• Given request
Where a line below holds the string "this", copy that line.

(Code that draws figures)
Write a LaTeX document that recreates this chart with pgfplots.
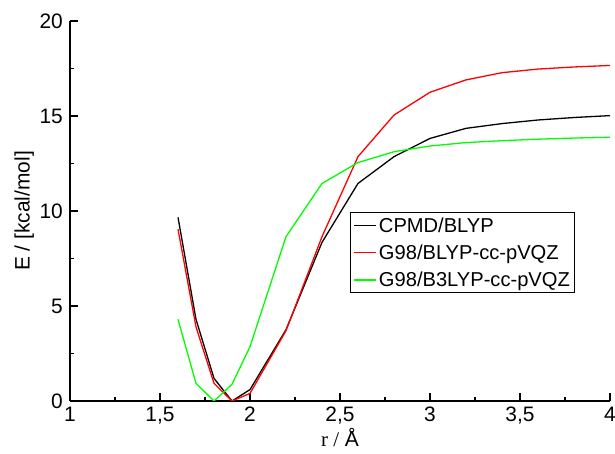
\documentclass[border=0pt]{standalone}
\usepackage{fontspec}
\setmainfont{Liberation Sans}
\newfontfamily\serif{Liberation Serif}
\usepackage{pgfplots}
\pgfplotsset{compat=1.18}
\begin{document}
\begin{tikzpicture}
\begin{axis}[
    scale only axis,
    width=540bp, height=380bp,
    xmin=1, xmax=4, ymin=0, ymax=20,
    axis lines*=left,
    axis line style={line width=1.4bp},
    tick align=inside,
    major tick length=8bp,
    minor tick length=4bp,
    tick style={line width=1.2bp, black},
    xtick={1,1.5,...,4}, ytick={0,5,...,20},
    minor x tick num=1, minor y tick num=1,
    /pgf/number format/assume math mode=true,
    /pgf/number format/use comma,
    tick label style={font=\fontsize{21}{23}\selectfont},
    label style={font=\fontsize{21}{23}\selectfont},
    xticklabel style={inner sep=0bp, yshift=-6bp},
    yticklabel style={inner sep=0bp, xshift=-7bp},
    xlabel={{\serif r /} Å},
    ylabel={E / [kcal/mol]},
    xlabel style={yshift=0bp},
    ylabel style={yshift=2bp},
    legend style={at={(0.5185,0.497)}, anchor=north west, draw=black, line width=1bp,
        font=\fontsize{20.2}{22}\selectfont, inner xsep=3bp, inner ysep=3bp, row sep=7bp},
    legend cell align=left,
    legend image code/.code={\draw[#1, line width=1.5bp] (3bp,0bp) -- (25bp,0bp);},
]
\addplot[black, line width=1.3bp] coordinates {
(1.6,9.67) (1.7,4.3) (1.8,1.19) (1.9,0.0) (2.0,0.6) (2.2,3.75) (2.4,8.35) (2.6,11.45)
(2.8,12.86) (3.0,13.82) (3.2,14.35) (3.4,14.6) (3.6,14.79) (3.8,14.92) (4.0,15.02)};
\addplot[red, line width=1.3bp] coordinates {
(1.6,9.04) (1.7,3.9) (1.8,0.93) (1.9,0.0) (2.0,0.4) (2.2,3.7) (2.4,8.65) (2.6,12.86)
(2.8,15.05) (3.0,16.25) (3.2,16.9) (3.4,17.28) (3.6,17.47) (3.8,17.58) (4.0,17.66)};
\addplot[green, line width=1.3bp] coordinates {
(1.6,4.3) (1.7,0.93) (1.8,0.0) (1.9,0.88) (2.0,2.86) (2.2,8.65) (2.4,11.45) (2.6,12.55)
(2.8,13.12) (3.0,13.42) (3.2,13.6) (3.4,13.7) (3.6,13.78) (3.8,13.84) (4.0,13.88)};
\legend{CPMD/BLYP, G98/BLYP-cc-pVQZ, G98/B3LYP-cc-pVQZ}
\end{axis}
\pgfresetboundingbox
\path[use as bounding box] (-70bp,-53bp) rectangle (545bp,401bp);
\end{tikzpicture}
\end{document}
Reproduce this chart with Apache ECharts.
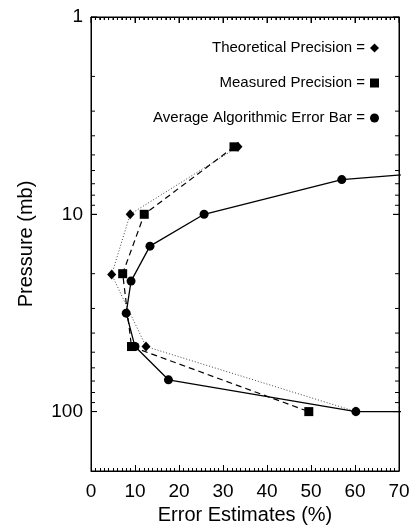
<!DOCTYPE html>
<html>
<head>
<meta charset="utf-8">
<script src="https://cdn.jsdelivr.net/npm/echarts@6/dist/echarts.min.js"></script>
<style>
html,body{margin:0;padding:0;background:#fff;}
#chart{width:412px;height:525px;}
</style>
</head>
<body>
<div id="chart"></div>
<script>
// ---- data ----
var seriesNames = ['Theoretical Precision', 'Measured Precision', 'Average Algorithmic Error Bar'];
var theoPressure = [4.55, 10, 20.2, 46.8, 100];
var theoError    = [33.4, 8.9, 4.7, 12.5, 60.2];
var measPressure = [4.55, 10, 20, 46.8, 100];
var measError    = [32.5, 12.1, 7.2, 9.2, 49.5];
var avgPressure  = [6.07, 6.67, 10, 14.5, 21.8, 31.7, 46.8, 69, 100, 100];
var avgError     = [80, 57.0, 25.7, 13.4, 9.1, 8.0, 10.0, 17.6, 60.2, 80];
var xTicks = [0, 10, 20, 30, 40, 50, 60, 70];
var yTickLabels = [1, 10, 100];
var yMinorTicks = [2, 3, 4, 5, 6, 7, 8, 9, 20, 30, 40, 50, 60, 70, 80, 90];

function pairs(xs, ys) { return xs.map(function (x, i) { return [x, ys[i]]; }); }

// top-edge tick values (every 1 unit between the labelled ticks)
var topTickValues = [];
for (var t = xTicks[0]; t <= xTicks[xTicks.length - 1]; t++) topTickValues.push(t);

var FONT = 'Liberation Sans, Arial, Helvetica, sans-serif';
var chart = echarts.init(document.getElementById('chart'), null, {renderer: 'canvas'});

function xAxisCfg(pos, main) {
  var a = {
    type: 'value', position: pos, min: xTicks[0], max: xTicks[xTicks.length - 1], interval: 10,
    axisLine: {show: true, onZero: false, lineStyle: {color: '#000', width: 1}},
    axisTick: {show: true, inside: true, length: 6, lineStyle: {color: '#000'}},
    minorTick: {show: true, splitNumber: 10, length: 3, lineStyle: {color: '#000'}},
    splitLine: {show: false}, minorSplitLine: {show: false},
    axisLabel: {show: main, color: '#000', fontFamily: FONT, fontSize: 19, margin: 11}
  };
  if (main) {
    a.name = 'Error Estimates (%)';
    a.nameLocation = 'middle'; a.nameGap = 32;
    a.nameTextStyle = {color: '#000', fontFamily: FONT, fontSize: 20};
  }
  return a;
}
function yAxisCfg(pos, main) {
  var a = {
    type: 'log', logBase: 10, position: pos, min: 1, max: 200, inverse: true,
    axisLine: {show: true, onZero: false, lineStyle: {color: '#000', width: 1}},
    axisTick: {show: true, inside: true, length: 6, lineStyle: {color: '#000'}},
    splitLine: {show: false},
    axisLabel: {
      show: main, color: '#000', fontFamily: FONT, fontSize: 19, margin: 8,
      formatter: function (v) { return yTickLabels.indexOf(Math.round(v)) >= 0 ? String(Math.round(v)) : ''; }
    }
  };
  if (main) {
    a.name = 'Pressure (mb)';
    a.nameLocation = 'middle'; a.nameGap = 55; a.nameRotate = 90;
    a.nameTextStyle = {color: '#000', fontFamily: FONT, fontSize: 20};
  }
  return a;
}

var option = {
  backgroundColor: '#fff',
  animation: false,
  grid: {left: 91, right: 13, top: 17, bottom: 54, show: true, borderColor: '#000', borderWidth: 1,
         backgroundColor: 'transparent', outerBoundsMode: 'none'},
  xAxis: [xAxisCfg('bottom', true), xAxisCfg('top', false)],
  yAxis: [yAxisCfg('left', true), yAxisCfg('right', false)],
  legend: {
    orient: 'vertical', right: 28, top: 35, align: 'right',
    itemWidth: 9, itemHeight: 9, itemGap: 19,
    textStyle: {color: '#000', fontFamily: FONT, fontSize: 15, lineHeight: 16},
    formatter: function (n) { return n + ' ='; },
    data: [
      {name: seriesNames[0], icon: 'diamond', itemStyle: {color: '#000'}},
      {name: seriesNames[1], icon: 'rect', itemStyle: {color: '#000'}},
      {name: seriesNames[2], icon: 'circle', itemStyle: {color: '#000'}}
    ],
    selectedMode: false
  },
  series: [
    {
      // log minor ticks on the left and right edges
      type: 'custom', xAxisIndex: 0, yAxisIndex: 0,
      data: yMinorTicks.concat(yTickLabels).map(function (v) { return [0, v]; }),
      renderItem: function (params, api) {
        var v = api.value(1);
        var len = yTickLabels.indexOf(v) >= 0 ? 6 : 4;
        var l = api.coord([xTicks[0], v]);
        var r = api.coord([xTicks[xTicks.length - 1], v]);
        return {type: 'group', children: [
          {type: 'line', shape: {x1: l[0], y1: l[1], x2: l[0] + len, y2: l[1]}, style: {stroke: '#000', lineWidth: 1}},
          {type: 'line', shape: {x1: r[0], y1: r[1], x2: r[0] - len, y2: r[1]}, style: {stroke: '#000', lineWidth: 1}}
        ]};
      }
    },
    {
      // ticks along the top edge
      type: 'custom', xAxisIndex: 0, yAxisIndex: 0,
      data: topTickValues.map(function (v) { return [v, 1]; }),
      renderItem: function (params, api) {
        var v = api.value(0);
        var len = (v % 10 === 0) ? 6 : 3;
        var p = api.coord([v, 1]);
        return {type: 'line', shape: {x1: p[0], y1: p[1], x2: p[0], y2: p[1] + len}, style: {stroke: '#000', lineWidth: 1}};
      }
    },
    {
      name: seriesNames[0], type: 'line', data: pairs(theoError, theoPressure),
      symbol: 'diamond', symbolSize: [9, 10], clip: true,
      itemStyle: {color: '#000'},
      lineStyle: {color: '#444', width: 1, type: [1, 2]},
      z: 3
    },
    {
      name: seriesNames[1], type: 'line', data: pairs(measError, measPressure),
      symbol: 'rect', symbolSize: 9, clip: true,
      itemStyle: {color: '#000'},
      lineStyle: {color: '#000', width: 1.2, type: [6, 4]},
      z: 5
    },
    {
      name: seriesNames[2], type: 'line', data: pairs(avgError, avgPressure),
      symbol: 'circle', symbolSize: 9, clip: true,
      itemStyle: {color: '#000'},
      lineStyle: {color: '#000', width: 1.3},
      z: 4
    }
  ]
};
chart.setOption(option);
</script>
</body>
</html>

• Written response
Write a LaTeX document that recreates this chart with pgfplots.
Reproduce this chart with Apache ECharts.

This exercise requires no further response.